このようにして獲得した「自由」の本質とは何か? ここからが「(自由な)個人の虚構」となる。
自由とは、自己自身たろうとする「力」だが、人間においてはそれは「自己価値」を求める「自己欲望」。人間は社会関係を生きるから「自己価値」への欲望は「他者の承認」という契機を必須とする。人間が自由を求めるということは、単にある欲望の可能性を求めること、自立存在となることではなく、本質的に他者関係の中で自己価値の承認を獲得する営み。
近代市民社会は、自由を獲得したことによって、自己価値の欲望の相克の関係として現れる。つまりゴールの定まらない自己欲望の自由ゲームとなる。
自己欲望の自由ゲームとは、
◼️ロマン追求のゲーム=恋愛ゲーム、サクセスゲーム(金銭ゲーム、権力ゲーム、出世ゲーム)
◼️正義のゲーム(革命や政治的信条)
◼️真理のゲーム(自然科学、社会科学などの学問)
◼️絶対本質へと向かうゲーム(芸術ゲーム、宗教ゲーム)
だが、欲望が満たせられるのは20%。残りの80%は挫折しゲームから降り、具体的な人間関係の中での承認欲望を満たす方向性に向かう。つまり、いくつかのゲームも結局は「事そのもの」のゲームに優位性や普遍性があるとの提言。
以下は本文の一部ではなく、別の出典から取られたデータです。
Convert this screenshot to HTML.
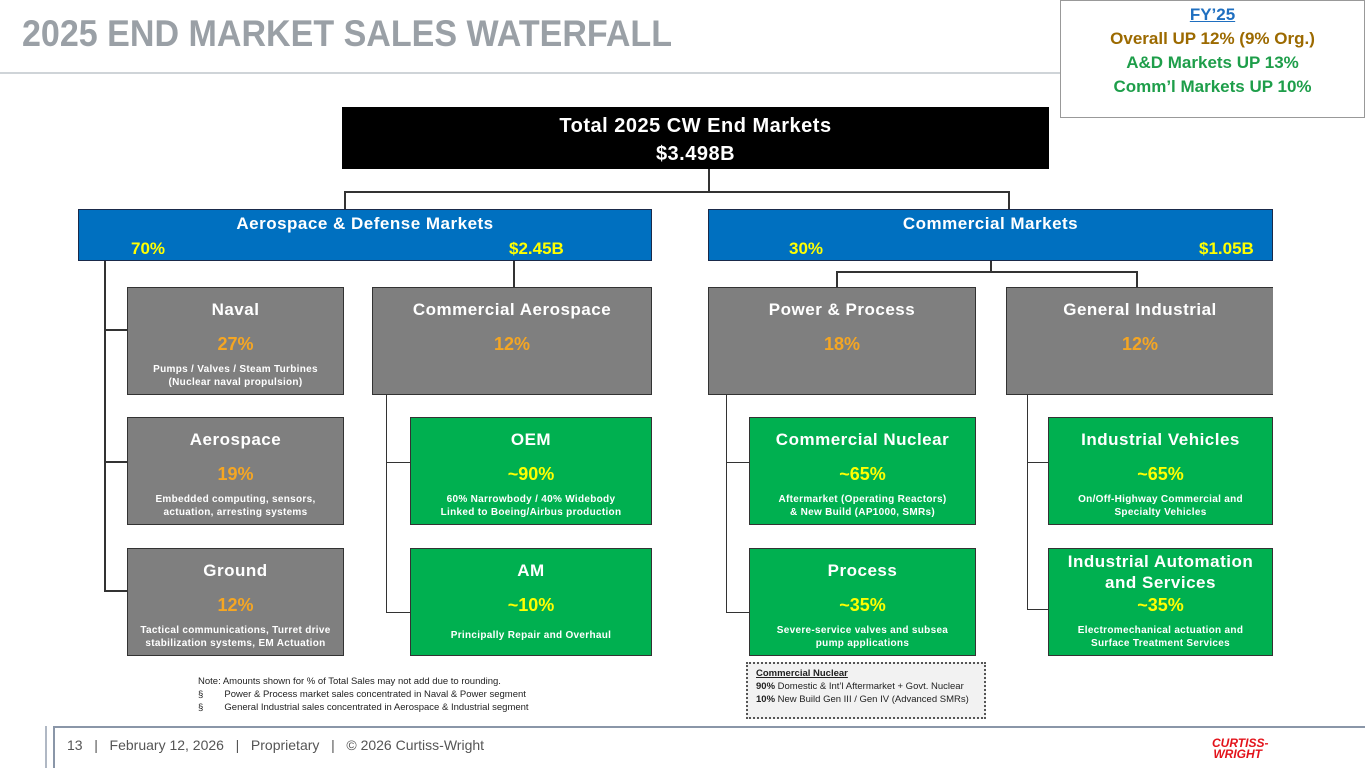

ヘーゲルの提言する「事そのもの」のゲームとは、誰をも排除しないフェアな承認ゲームであって、個人の自由の表現としての作品(=真の表現的作品、営み)を互いに相互承認するようなゲーム。
以下私の解釈だが「音楽」でいえば売れ線狙いの曲を作って売れた後は誰にも顧みられないという作品を作るというのではなく、本当にいい曲を作って、最初は評価されないけど、じわじわと浸透して後から売れ続いていき、最終的には名曲として後世に名を残すような曲のことを「真の表現的作品=事そのもの」と言っている。
そんなホンモノをアウトプットしあって、お互いに相互承認していくような開かれた営み(=事そのもののゲーム)が人間にとっての自由の行き場ではないかということだ。確かにこれは納得できる。単純な出世だとか、お金を稼いだとか、運動会で1等賞をとっただとか、いわゆる「富と名誉」とは別の、誰もが納得できる哲学らしい回答だなと思う。
ハンナ・アレントの「公共のテーブル」やカール・マルクスの「真の自由の国」も、おおよそは、このヘーゲルの「自由の行き場」の考え方に似ている部分もあるとの紹介もあり。
以上。
別途個人的には「達成のゲーム」みたいなものもあっていいのではと思っていて、フルマラソン完走だとか資格試験の合格だとか、そのこと自身をやり遂げることの個人的満足感(=達成のゲーム)はあるのかなとは思う(もちろん人から評価されたり褒めて貰えばなおさら嬉しいわけですが)。